You must now attend a death registration appointment in person at the office you have selected.
Unless the death has been referred to the coroner, it is a legal requirement to register the death within five days. However, we are currently experiencing a high level of staff sickness. This has severely impacted the number of appointments we are able to offer. It will take longer than usual to get an appointment. Please don't worry if you can't get an appointment within five days, book the next available appointment.
Where a death occurs abroad, or on a foreign ship or aircraft, you should register the death according to the local regulations of the country where the death took place and get a death certificate. You may also have the option to register the death with the United Kingdom authorities.
Depending upon the circumstances of the death, this may have to be reported to a coroner (or equivalent) in the same way as if the death occurred in England or Wales.
You can arrange a burial or cremation in the country where the person died. The British consulate, embassy or high commission can give you advice about this. You should not have the person cremated abroad if you want a coroner at home to conduct an inquest into their death.
Bringing a body back to England or Wales
You may be able to bring the body back to England or Wales. Most funeral directors will be able to advise you on the practicalities and the likely cost. You will need a certified translation of the death certificate and permission to remove the body, issued by a coroner (or equivalent) in the country where the person died. You can ask for advice from the British consulate, embassy or high commission in the country where the person died.
Arranging the funeral in England or Wales
To arrange a funeral in England or Wales you will need:
- a certified English translation of the foreign death certificate, or a death certificate issued in Scotland or Northern Ireland which must show the cause of death.

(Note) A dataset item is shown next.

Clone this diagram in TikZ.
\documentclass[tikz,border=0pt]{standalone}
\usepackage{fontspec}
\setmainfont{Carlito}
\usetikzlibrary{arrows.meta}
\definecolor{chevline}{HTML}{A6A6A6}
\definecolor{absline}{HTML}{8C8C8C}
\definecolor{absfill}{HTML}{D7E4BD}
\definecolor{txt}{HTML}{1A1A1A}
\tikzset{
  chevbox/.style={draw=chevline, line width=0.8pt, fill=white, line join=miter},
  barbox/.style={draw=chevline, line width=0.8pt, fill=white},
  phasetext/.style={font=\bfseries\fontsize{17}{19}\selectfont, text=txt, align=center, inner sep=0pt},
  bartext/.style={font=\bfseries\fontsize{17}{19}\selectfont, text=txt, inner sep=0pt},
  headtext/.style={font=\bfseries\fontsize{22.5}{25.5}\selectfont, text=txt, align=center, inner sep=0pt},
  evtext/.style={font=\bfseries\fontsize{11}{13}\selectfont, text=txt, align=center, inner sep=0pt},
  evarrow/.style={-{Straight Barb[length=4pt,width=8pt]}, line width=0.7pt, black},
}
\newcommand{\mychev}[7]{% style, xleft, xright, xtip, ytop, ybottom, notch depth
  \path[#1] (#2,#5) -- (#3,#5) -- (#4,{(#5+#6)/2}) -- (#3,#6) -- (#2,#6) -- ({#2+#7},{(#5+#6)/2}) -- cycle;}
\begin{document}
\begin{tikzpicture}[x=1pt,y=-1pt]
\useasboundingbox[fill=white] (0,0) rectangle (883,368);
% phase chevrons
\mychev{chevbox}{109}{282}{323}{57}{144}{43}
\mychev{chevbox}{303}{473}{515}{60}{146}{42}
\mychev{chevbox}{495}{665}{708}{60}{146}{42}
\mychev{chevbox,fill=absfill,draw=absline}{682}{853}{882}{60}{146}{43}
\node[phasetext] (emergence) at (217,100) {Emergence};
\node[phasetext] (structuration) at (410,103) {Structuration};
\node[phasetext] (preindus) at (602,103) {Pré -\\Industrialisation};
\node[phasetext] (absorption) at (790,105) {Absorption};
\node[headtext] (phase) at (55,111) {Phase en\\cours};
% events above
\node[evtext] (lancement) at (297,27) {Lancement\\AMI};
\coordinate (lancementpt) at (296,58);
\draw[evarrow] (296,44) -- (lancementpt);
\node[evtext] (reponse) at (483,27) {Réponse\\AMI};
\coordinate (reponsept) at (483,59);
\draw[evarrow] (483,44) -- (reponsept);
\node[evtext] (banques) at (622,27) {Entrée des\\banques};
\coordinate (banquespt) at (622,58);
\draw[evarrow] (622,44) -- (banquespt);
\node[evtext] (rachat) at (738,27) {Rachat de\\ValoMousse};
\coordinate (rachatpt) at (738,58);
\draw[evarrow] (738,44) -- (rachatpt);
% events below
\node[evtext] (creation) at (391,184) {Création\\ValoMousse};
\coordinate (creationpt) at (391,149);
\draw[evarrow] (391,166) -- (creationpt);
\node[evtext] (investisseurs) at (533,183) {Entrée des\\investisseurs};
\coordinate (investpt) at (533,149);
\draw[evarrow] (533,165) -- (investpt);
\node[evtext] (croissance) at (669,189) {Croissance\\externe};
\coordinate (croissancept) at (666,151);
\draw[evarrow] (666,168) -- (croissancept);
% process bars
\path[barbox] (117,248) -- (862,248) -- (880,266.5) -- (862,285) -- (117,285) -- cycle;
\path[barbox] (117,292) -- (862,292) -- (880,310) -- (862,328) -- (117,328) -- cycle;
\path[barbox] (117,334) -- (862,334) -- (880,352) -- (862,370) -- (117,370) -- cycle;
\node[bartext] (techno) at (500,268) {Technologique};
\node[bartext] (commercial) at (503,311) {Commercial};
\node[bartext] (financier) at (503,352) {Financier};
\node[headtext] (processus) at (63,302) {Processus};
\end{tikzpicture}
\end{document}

- a Certificate of No Liability to Register from the registrar in England and Wales, in whose area it is intended to bury or cremate the body or a certificate for burial or cremation issued by a coroner.
If the death is not due to natural causes, it may be the subject of a United Kingdom coroner's inquest. In these cases, the coroner will issue a certificate for burial or cremation on opening the inquest.
Bringing ashes home
Each country has its own rules about travelling with human ashes. You should contact the British consulate, embassy or high commission in the country where the cremation took place for advice.